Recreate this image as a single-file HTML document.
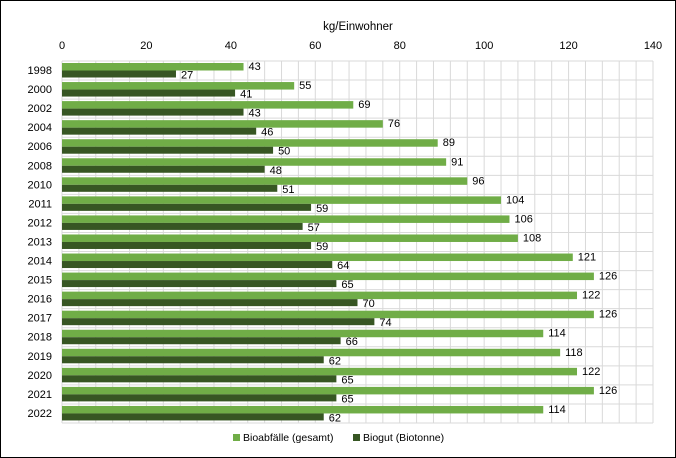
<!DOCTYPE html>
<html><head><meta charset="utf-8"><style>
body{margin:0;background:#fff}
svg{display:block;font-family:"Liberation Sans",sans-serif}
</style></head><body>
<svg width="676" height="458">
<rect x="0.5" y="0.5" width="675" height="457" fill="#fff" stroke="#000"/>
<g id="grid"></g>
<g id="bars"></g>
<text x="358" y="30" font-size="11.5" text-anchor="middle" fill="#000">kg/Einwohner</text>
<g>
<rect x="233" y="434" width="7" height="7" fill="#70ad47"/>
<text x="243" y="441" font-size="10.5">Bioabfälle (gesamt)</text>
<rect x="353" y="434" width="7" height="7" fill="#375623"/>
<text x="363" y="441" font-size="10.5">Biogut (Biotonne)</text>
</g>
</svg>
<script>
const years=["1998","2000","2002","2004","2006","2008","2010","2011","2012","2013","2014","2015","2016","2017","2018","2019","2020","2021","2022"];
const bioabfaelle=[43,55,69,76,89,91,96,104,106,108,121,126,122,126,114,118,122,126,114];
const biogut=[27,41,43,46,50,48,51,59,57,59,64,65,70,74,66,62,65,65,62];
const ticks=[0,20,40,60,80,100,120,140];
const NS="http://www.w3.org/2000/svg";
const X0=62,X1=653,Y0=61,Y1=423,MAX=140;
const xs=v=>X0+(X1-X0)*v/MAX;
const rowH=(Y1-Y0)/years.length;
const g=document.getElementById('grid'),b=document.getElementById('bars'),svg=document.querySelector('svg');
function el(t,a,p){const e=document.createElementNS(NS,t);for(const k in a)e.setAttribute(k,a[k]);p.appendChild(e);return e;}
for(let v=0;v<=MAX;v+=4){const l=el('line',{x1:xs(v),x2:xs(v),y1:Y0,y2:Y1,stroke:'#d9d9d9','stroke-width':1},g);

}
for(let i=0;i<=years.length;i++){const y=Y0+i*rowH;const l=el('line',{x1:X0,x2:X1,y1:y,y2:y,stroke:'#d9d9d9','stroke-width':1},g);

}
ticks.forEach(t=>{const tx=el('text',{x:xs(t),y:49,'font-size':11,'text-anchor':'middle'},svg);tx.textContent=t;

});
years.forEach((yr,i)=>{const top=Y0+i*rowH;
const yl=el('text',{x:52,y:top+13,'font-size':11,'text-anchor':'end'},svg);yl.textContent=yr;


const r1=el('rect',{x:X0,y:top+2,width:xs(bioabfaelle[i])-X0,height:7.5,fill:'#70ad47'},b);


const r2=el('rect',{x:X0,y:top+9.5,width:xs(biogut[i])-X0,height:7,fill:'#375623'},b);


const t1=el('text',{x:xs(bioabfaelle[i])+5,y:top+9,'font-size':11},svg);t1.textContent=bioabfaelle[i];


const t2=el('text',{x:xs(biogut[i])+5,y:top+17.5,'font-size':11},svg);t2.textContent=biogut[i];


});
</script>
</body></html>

☆ ☆ ☆ ☆

Task directions>
Omit the pictures, and quote the material above exactly as given.

Task solution>
Recreate this image as a single-file HTML document.
<!DOCTYPE html>
<html><head><meta charset="utf-8"><style>
body{margin:0;background:#fff}
svg{display:block;font-family:"Liberation Sans",sans-serif}
</style></head><body>
<svg width="676" height="458">
<rect x="0.5" y="0.5" width="675" height="457" fill="#fff" stroke="#000"/>
<g id="grid"></g>
<g id="bars"></g>
<text x="358" y="30" font-size="11.5" text-anchor="middle" fill="#000">kg/Einwohner</text>
<g>
<rect x="233" y="434" width="7" height="7" fill="#70ad47"/>
<text x="243" y="441" font-size="10.5">Bioabfälle (gesamt)</text>
<rect x="353" y="434" width="7" height="7" fill="#375623"/>
<text x="363" y="441" font-size="10.5">Biogut (Biotonne)</text>
</g>
</svg>
<script>
const years=["1998","2000","2002","2004","2006","2008","2010","2011","2012","2013","2014","2015","2016","2017","2018","2019","2020","2021","2022"];
const bioabfaelle=[43,55,69,76,89,91,96,104,106,108,121,126,122,126,114,118,122,126,114];
const biogut=[27,41,43,46,50,48,51,59,57,59,64,65,70,74,66,62,65,65,62];
const ticks=[0,20,40,60,80,100,120,140];
const NS="http://www.w3.org/2000/svg";
const X0=62,X1=653,Y0=61,Y1=423,MAX=140;
const xs=v=>X0+(X1-X0)*v/MAX;
const rowH=(Y1-Y0)/years.length;
const g=document.getElementById('grid'),b=document.getElementById('bars'),svg=document.querySelector('svg');
function el(t,a,p){const e=document.createElementNS(NS,t);for(const k in a)e.setAttribute(k,a[k]);p.appendChild(e);return e;}
for(let v=0;v<=MAX;v+=4){const l=el('line',{x1:xs(v),x2:xs(v),y1:Y0,y2:Y1,stroke:'#d9d9d9','stroke-width':1},g);

}
for(let i=0;i<=years.length;i++){const y=Y0+i*rowH;const l=el('line',{x1:X0,x2:X1,y1:y,y2:y,stroke:'#d9d9d9','stroke-width':1},g);

}
ticks.forEach(t=>{const tx=el('text',{x:xs(t),y:49,'font-size':11,'text-anchor':'middle'},svg);tx.textContent=t;

});
years.forEach((yr,i)=>{const top=Y0+i*rowH;
const yl=el('text',{x:52,y:top+13,'font-size':11,'text-anchor':'end'},svg);yl.textContent=yr;


const r1=el('rect',{x:X0,y:top+2,width:xs(bioabfaelle[i])-X0,height:7.5,fill:'#70ad47'},b);


const r2=el('rect',{x:X0,y:top+9.5,width:xs(biogut[i])-X0,height:7,fill:'#375623'},b);


const t1=el('text',{x:xs(bioabfaelle[i])+5,y:top+9,'font-size':11},svg);t1.textContent=bioabfaelle[i];


const t2=el('text',{x:xs(biogut[i])+5,y:top+17.5,'font-size':11},svg);t2.textContent=biogut[i];


});
</script>
</body></html>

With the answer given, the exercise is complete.